Plus tard, il s’est rapproché de métiers plus branchés, plus modernes comme la publicité (avec Havas) puis les nouvelles technologies de la communication avec Vivendi, Canal plus et Universal, les jeux électroniques. Pour relever aujourd’hui le formidable défi de la voiture électrique. Comme le fondateur de Tesla, son obsession, découvrir le moyen de stocker de l’électricité.

Alors ce qui est intéressant, c’est que, comme Warren Buffett, Vincent Bolloré ne s'intéresse d’abord qu’aux activités tangibles, qui répondent à des besoins presque primaires (le pétrole, le transport de marchandises, les plantations, les mines...), mais comme Warren Buffett il a découvert le potentiel de la technologie, (la voiture électrique) et des multimedias. Il peut faire de Vivendi l’un des groupes multimédias les plus puissants du monde.

Quelle est la cohérence de tout cela ? Lui seul, qui incarne le groupe, le sait sans doute en dehors de la performance financière globale qu’il surveille, alors qu’il ne se déclare pas passionné par l’industrie financière, comme Buffett.

Difficile de l'expliquer à des étudiants américains. Mais peu importe, seul le résultat compte.

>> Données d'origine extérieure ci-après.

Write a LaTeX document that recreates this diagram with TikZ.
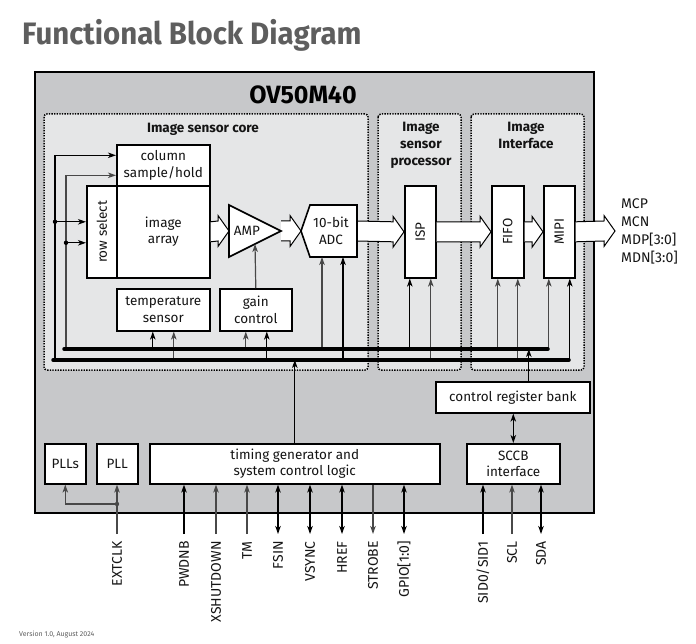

Alors comme pour Warren Buffett, on sait que ça pèse très lourd, que les investisseurs ont confiance, ils le suivent. Comme Warren Buffett, il a des enfants à qui il laissera les moyens de vivre confortablement mais surtout à qui il veut confier des instruments de travail pour rebondir. Pas question d’en faire des rentiers.